A total of 21 commercial banks have registered to participate in a VND 500 trillion (US$20 billion) credit package to support businesses in infrastructure and digital technology, Deputy Governor Dao Minh Tu has told a press conference. The package will offer interest rates at least 1 percent lower than current commercial lending rates for a minimum of two years.
Also of note:
- Participating banks include: 4 state-owned commercial banks (Vietcombank, VietinBank, BIDV, Agribank): VND 60 trillion each; 12 large private banks: VND 20 trillion each; and 5 smaller private banks: VND 4 trillion each.
- To be fully funded by commercial banks—no state budget or foreign loans involved.
- Intended to help meet Vietnam’s double-digit GDP growth target, by accelerating investment in key economic enablers.
This is interesting for a couple of reasons. For one, its not clear what is in it for the banks getting involved. That’s not to say there is nothing, but rather the benefits are likely not financial, or that that there may be risks in not participating, for example, back stop support from the State Bank in terms of credit risk.
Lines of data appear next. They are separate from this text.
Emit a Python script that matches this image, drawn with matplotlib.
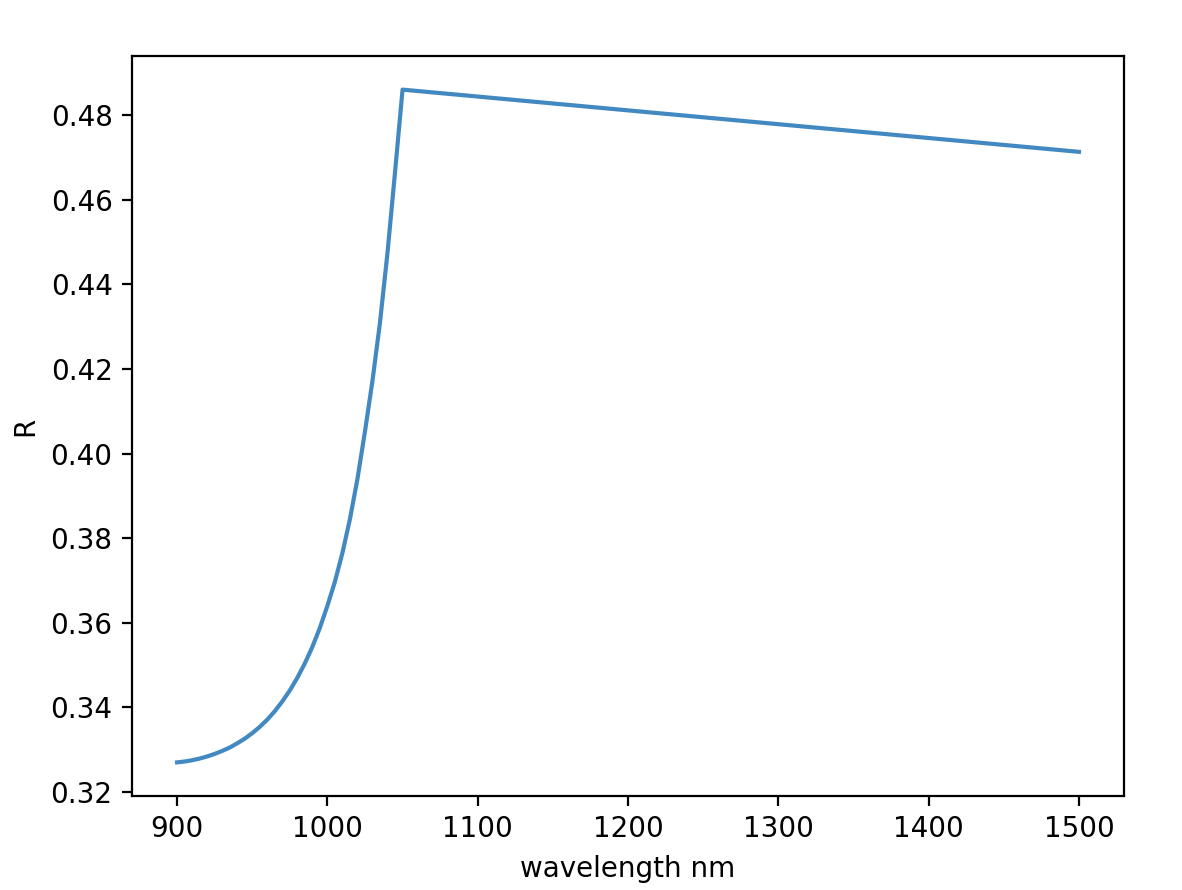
import matplotlib
matplotlib.use("Agg")
import matplotlib.pyplot as plt

wavelength = [900, 905, 910, 915, 920, 925, 930, 935, 940, 945,
              950, 955, 960, 965, 970, 975, 980, 985, 990, 995,
              1000, 1005, 1010, 1015, 1020, 1025, 1030, 1035, 1040, 1045,
              1050, 1500]
R = [0.3270, 0.3272, 0.3275, 0.3279, 0.3284, 0.3290, 0.3297, 0.3305, 0.3315, 0.3326,
     0.3339, 0.3354, 0.3371, 0.3391, 0.3414, 0.3440, 0.3470, 0.3504, 0.3543, 0.3588,
     0.3640, 0.3697, 0.3765, 0.3845, 0.3940, 0.4052, 0.4172, 0.4310, 0.4475, 0.4665,
     0.4860, 0.4713]


def main(out_png="out.png"):
    dpi = 200
    fig = plt.figure(figsize=(1182 / dpi, 890 / dpi), dpi=dpi)
    ax = fig.add_axes([132 / 1182, 1 - 796 / 890, 992 / 1182, 740 / 890])
    ax.plot(wavelength, R, color="#4289c1", linewidth=1.5)
    ax.set_xlabel("wavelength nm")
    ax.set_ylabel("R")
    fig.savefig(out_png, dpi=dpi)
    plt.close(fig)


if __name__ == "__main__":
    main()
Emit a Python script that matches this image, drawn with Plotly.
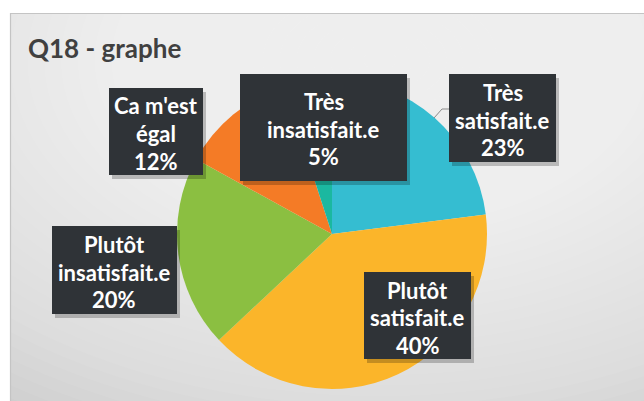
import plotly.graph_objects as go

# ---- data ----
categories = ["Très satisfait.e", "Plutôt satisfait.e", "Plutôt insatisfait.e",
              "Ca m'est égal", "Très insatisfait.e"]
values = [23, 40, 20, 12, 5]
colors = ["#35BDD1", "#FBB52A", "#8BBF41", "#F47B26", "#1BB8A0"]
title_text = "Q18 - graphe"

# ---- layout helpers (pixel positions) ----
W, H = 644, 401
def px(x):
    return x / W
def py(y):
    return 1 - y / H

# label boxes (x0, y0, x1, y1) in pixels, same order as categories
boxes = [(449, 74, 556, 162), (364, 272, 471, 359), (52, 226, 177, 314),
         (109, 88, 203, 175), (240, 74, 407, 181)]

cx, cy, r = 332, 234, 155

fig = go.Figure()
fig.add_trace(go.Pie(
    labels=categories, values=values, sort=False, direction="clockwise",
    rotation=0, marker=dict(colors=colors, line=dict(width=0)),
    textinfo="none", showlegend=False, hoverinfo="label+percent",
    domain=dict(x=[px(cx - r), px(cx + r)], y=[py(cy + r), py(cy - r)]),
))

shapes = []
# frame background with soft radial light
shapes.append(dict(type="rect", xref="paper", yref="paper", layer="below",
                   x0=px(10), x1=px(644), y0=py(401), y1=py(13),
                   fillcolor="#CDCDCD", line=dict(width=0)))
gx, gy = 380, 60
n = 40
for i in range(n):
    rr = 420 - i * 10.5
    shapes.append(dict(type="circle", xref="paper", yref="paper", layer="below",
                       x0=px(gx - rr * 1.6), x1=px(gx + rr * 1.6),
                       y0=py(gy + rr), y1=py(gy - rr),
                       fillcolor="rgba(255,255,255,0.055)", line=dict(width=0)))
# white outside the frame (top / left strips)
shapes.append(dict(type="rect", xref="paper", yref="paper", layer="below",
                   x0=0, x1=1, y0=py(13), y1=1, fillcolor="white", line=dict(width=0)))
shapes.append(dict(type="rect", xref="paper", yref="paper", layer="below",
                   x0=0, x1=px(10), y0=0, y1=1, fillcolor="white", line=dict(width=0)))
shapes.append(dict(type="rect", xref="paper", yref="paper", layer="below",
                   x0=px(10.5), x1=px(650), y0=py(405), y1=py(13.5),
                   fillcolor="rgba(0,0,0,0)", line=dict(color="#C4C4C4", width=1.2)))
# leader line for first label
shapes.append(dict(type="path", xref="paper", yref="paper", layer="above",
                   path=f"M {px(434)},{py(118)} L {px(442)},{py(109)} L {px(449)},{py(109)}",
                   line=dict(color="#8A8A8A", width=1)))

annotations = [dict(text=title_text, xref="paper", yref="paper", x=px(26), y=py(48),
                    xanchor="left", yanchor="middle", showarrow=False,
                    font=dict(family="Lato", size=26, color="#404040", weight="bold"))]

for cat, val, (x0, y0, x1, y1) in zip(categories, values, boxes):
    shapes.append(dict(type="rect", xref="paper", yref="paper", layer="above",
                       x0=px(x0 + 3), x1=px(x1 + 3), y0=py(y1 + 4), y1=py(y0 + 4),
                       fillcolor="rgba(0,0,0,0.22)", line=dict(width=0)))
    shapes.append(dict(type="rect", xref="paper", yref="paper", layer="above",
                       x0=px(x0), x1=px(x1), y0=py(y1), y1=py(y0),
                       fillcolor="#2F3337", line=dict(width=0)))
    lines = cat.rsplit(" ", 1) + [f"{val}%"]
    bx, by = (x0 + x1) / 2, (y0 + y1) / 2
    for i, t in enumerate(lines):
        annotations.append(dict(text=t, xref="paper", yref="paper",
                                x=px(bx), y=py(by + (i - 1) * 27.5 + 2),
                                xanchor="center", yanchor="middle", showarrow=False,
                                font=dict(family="Lato", size=22, color="white",
                                          weight="bold")))

fig.update_layout(width=W, height=H, margin=dict(l=0, r=0, t=0, b=0),
                  paper_bgcolor="white", plot_bgcolor="white",
                  shapes=shapes, annotations=annotations)
fig.write_html("out.html", config={"displayModeBar": False},
               post_script="document.body.style.margin='0';document.body.style.overflow='hidden';")
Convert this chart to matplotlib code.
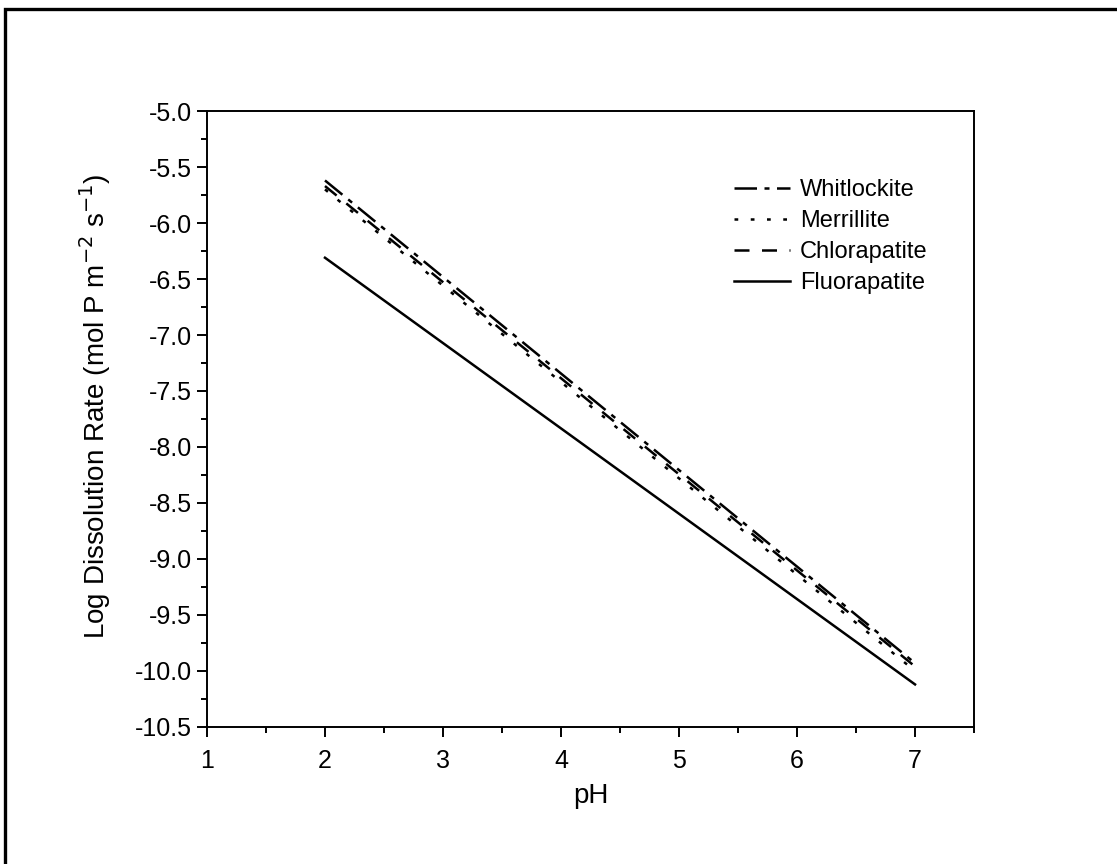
import numpy as np
import matplotlib
matplotlib.use("Agg")
import matplotlib.pyplot as plt
from matplotlib.patches import Rectangle
from matplotlib.ticker import MultipleLocator, FormatStrFormatter

plt.rcParams['font.family'] = ['Liberation Sans', 'DejaVu Sans']

# data: log dissolution rate vs pH (straight-line rate laws, endpoints)
ph = [2.0, 7.0]
whitlockite = [-5.62, -9.93]
merrillite = [-5.70, -10.00]
chlorapatite = [-5.67, -9.96]
fluorapatite = [-6.31, -10.12]

fig = plt.figure(figsize=(11.17, 8.64), dpi=100)
ax = fig.add_axes([0.1853, 0.1586, 0.6867, 0.7129])

ax.plot(ph, whitlockite, color='black', lw=1.8, dashes=(9, 3, 2, 3), label='Whitlockite')
ax.plot(ph, merrillite, color='black', lw=1.8, dashes=(1.5, 5), label='Merrillite')
ax.plot(ph, chlorapatite, color='black', lw=1.8, dashes=(6, 5), label='Chlorapatite')
ax.plot(ph, fluorapatite, color='black', lw=1.8, label='Fluorapatite')

ax.set_xlim(1, 7.5)
ax.set_ylim(-10.5, -5.0)
ax.xaxis.set_major_locator(MultipleLocator(1))
ax.xaxis.set_minor_locator(MultipleLocator(0.5))
ax.yaxis.set_major_locator(MultipleLocator(0.5))
ax.yaxis.set_minor_locator(MultipleLocator(0.25))
ax.yaxis.set_major_formatter(FormatStrFormatter('%.1f'))

ax.tick_params(which='both', direction='out', top=False, right=False, width=1.4, labelsize=18)
ax.tick_params(which='major', length=7, pad=4)
ax.tick_params(axis='x', which='major', pad=9)
ax.tick_params(which='minor', length=4)
for s in ax.spines.values():
    s.set_linewidth(1.4)

ax.set_xlabel('pH', fontsize=20, labelpad=7)
ax.set_ylabel(r'Log Dissolution Rate (mol P m$^{-2}$ s$^{-1}$)', fontsize=20)
ax.yaxis.set_label_coords(-0.123, 0.52)

leg = ax.legend(loc='upper right', bbox_to_anchor=(0.967, 0.9235), frameon=False, fontsize=17,
                handlelength=2.4, handletextpad=0.4, labelspacing=0.38)

# outer frame (cropped on right/bottom)
fig.patches.append(Rectangle((5 / 1117, -0.1), 1.2, 0.9896 + 0.1,
                             transform=fig.transFigure, fill=False, lw=2.4, ec='black'))

fig.savefig('out.png', dpi=100)
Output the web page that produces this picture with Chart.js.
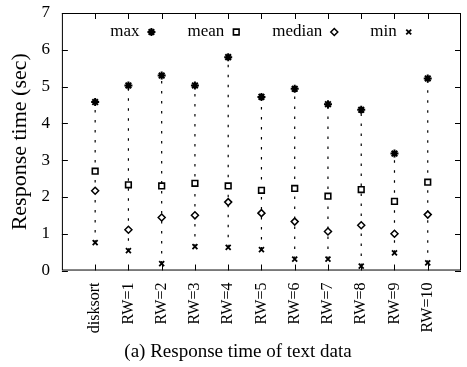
<!DOCTYPE html>
<html>
<head>
<meta charset="utf-8">
<script src="https://cdn.jsdelivr.net/npm/chart.js@4"></script>
<style>
  body { margin: 0; background: #fff; }
  #wrap { width: 467px; height: 367px; }
</style>
</head>
<body>
<div id="wrap"><canvas id="resp-time"></canvas></div>
<script>
// categories along the x axis
var categories = ['disksort', 'RW=1', 'RW=2', 'RW=3', 'RW=4', 'RW=5', 'RW=6', 'RW=7', 'RW=8', 'RW=9', 'RW=10'];
// response times in seconds
var maxTimes    = [4.58, 5.03, 5.30, 5.03, 5.80, 4.72, 4.94, 4.52, 4.37, 3.18, 5.22];
var meanTimes   = [2.70, 2.33, 2.30, 2.37, 2.30, 2.18, 2.23, 2.02, 2.20, 1.88, 2.40];
var medianTimes = [2.17, 1.11, 1.44, 1.50, 1.86, 1.56, 1.33, 1.06, 1.23, 1.00, 1.52];
var minTimes    = [0.76, 0.54, 0.19, 0.65, 0.63, 0.57, 0.31, 0.31, 0.12, 0.48, 0.21];
var yTicks = [0, 1, 2, 3, 4, 5, 6, 7];

function toPoints(arr) {
  return arr.map(function (v, i) { return { x: i, y: v }; });
}

var serif = "'Liberation Serif', 'DejaVu Serif', serif";

var datasets = [
  { label: 'max', data: toPoints(maxTimes), pointStyle: 'star', pointRadius: 4, borderWidth: 2 },
  { label: 'mean', data: toPoints(meanTimes), pointStyle: 'rect', pointRadius: 4, borderWidth: 1.6 },
  { label: 'median', data: toPoints(medianTimes), pointStyle: 'rectRot', pointRadius: 3.5, borderWidth: 1.5 },
  { label: 'min', data: toPoints(minTimes), pointStyle: 'crossRot', pointRadius: 3.5, borderWidth: 1.8 }
].map(function (d) {
  d.showLine = false;
  d.borderColor = '#000';
  d.backgroundColor = d.pointStyle === 'star' ? '#000' : '#fff';
  d.pointBackgroundColor = d.backgroundColor;
  d.pointBorderColor = '#000';
  d.pointBorderWidth = d.borderWidth;
  return d;
});
var markerCount = datasets.length;

// dotted line from min to max for every category
categories.forEach(function (c, i) {
  datasets.push({
    label: '_range',
    data: [{ x: i, y: minTimes[i] }, { x: i, y: maxTimes[i] }],
    showLine: true,
    borderColor: '#000',
    borderWidth: 1.2,
    borderDash: [2.5, 7.5],
    pointRadius: 0
  });
});

// frame, inward ticks and the in-plot key like the original plot
var framePlugin = {
  id: 'frame',
  afterDatasetsDraw: function (chart) {
    var ctx = chart.ctx, a = chart.chartArea;
    var xs = chart.scales.x, ys = chart.scales.y;
    ctx.save();
    ctx.strokeStyle = '#000';
    ctx.lineWidth = 1;
    ctx.strokeRect(a.left + 0.5, a.top + 0.5, a.right - a.left - 1, a.bottom - a.top - 1);
    ctx.beginPath();
    categories.forEach(function (c, i) {
      var px = Math.round(xs.getPixelForValue(i)) + 0.5;
      ctx.moveTo(px, a.bottom); ctx.lineTo(px, a.bottom - 6);
      ctx.moveTo(px, a.top); ctx.lineTo(px, a.top + 6);
    });
    yTicks.forEach(function (v) {
      var py = Math.round(ys.getPixelForValue(v)) + 0.5;
      ctx.moveTo(a.left, py); ctx.lineTo(a.left + 6, py);
      ctx.moveTo(a.right, py); ctx.lineTo(a.right - 6, py);
    });
    ctx.stroke();

    // key: label text followed by its marker
    ctx.font = '17px ' + serif;
    ctx.fillStyle = '#000';
    ctx.textBaseline = 'middle';
    var gap = 12, between = 36;
    var items = datasets.slice(0, markerCount);
    var total = 0;
    items.forEach(function (d, i) {
      total += ctx.measureText(d.label).width + gap + (i < items.length - 1 ? between : 4);
    });
    var x = (a.left + a.right) / 2 - total / 2;
    var y = a.top + 19;
    items.forEach(function (d) {
      ctx.fillText(d.label, x, y);
      x += ctx.measureText(d.label).width + gap;
      ctx.lineWidth = d.borderWidth;
      ctx.strokeStyle = '#000';
      ctx.fillStyle = d.backgroundColor;
      Chart.helpers.drawPoint(ctx, { pointStyle: d.pointStyle, radius: d.pointRadius, borderWidth: d.borderWidth, rotation: 0 }, x, y);
      ctx.fillStyle = '#000';
      x += between;
    });
    ctx.restore();
  }
};

var ctx = document.getElementById('resp-time');
var myChart = new Chart(ctx, {
  type: 'scatter',
  data: { datasets: datasets },
  options: {
    responsive: true,
    maintainAspectRatio: false,
    animation: false,
    layout: { padding: { top: 13, right: -2, left: 7, bottom: 4 } },
    plugins: {
      tooltip: { enabled: false },
      legend: { display: false },
      title: {
        display: true,
        position: 'bottom',
        text: '(a) Response time of text data',
        color: '#000',
        font: { family: serif, size: 19, weight: 'normal' },
        padding: { top: 3, bottom: 0 }
      }
    },
    scales: {
      x: {
        type: 'linear',
        min: -1,
        max: 11,
        grid: { display: false },
        border: { display: false },
        afterFit: function (axis) {
          axis.paddingLeft = 0;
          axis.paddingRight = 0;
        },
        ticks: {
          stepSize: 1,
          autoSkip: false,
          minRotation: 90,
          maxRotation: 90,
          color: '#000',
          padding: 4,
          font: { family: serif, size: 16 },
          callback: function (v) { return categories[v] !== undefined ? categories[v] : ''; }
        }
      },
      y: {
        min: 0,
        max: 7,
        grid: { display: false },
        border: { display: false },
        afterBuildTicks: function (axis) {
          axis.ticks = yTicks.map(function (v) { return { value: v }; });
        },
        afterFit: function (axis) {
          axis.paddingTop = 0;
          axis.paddingBottom = 0;
        },
        ticks: {
          color: '#000',
          padding: 4,
          font: { family: serif, size: 17 }
        },
        title: {
          display: true,
          text: 'Response time (sec)',
          color: '#000',
          padding: { top: 0, bottom: 4 },
          font: { family: serif, size: 22 }
        }
      }
    }
  },
  plugins: [framePlugin]
});
</script>
</body>
</html>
Also, Vietnam announced a VND 350 trillion (US$15 billion) economic recovery package in early 2022 in response to pandemic impacts and the slowdown, particularly in the real estate and construction sectors. However, it was largely unused. By late 2023, only around 40 percent of the package had been disbursed, with interest rate subsidies barely touched. That is to say, this announcement should be viewed with cautious optimism.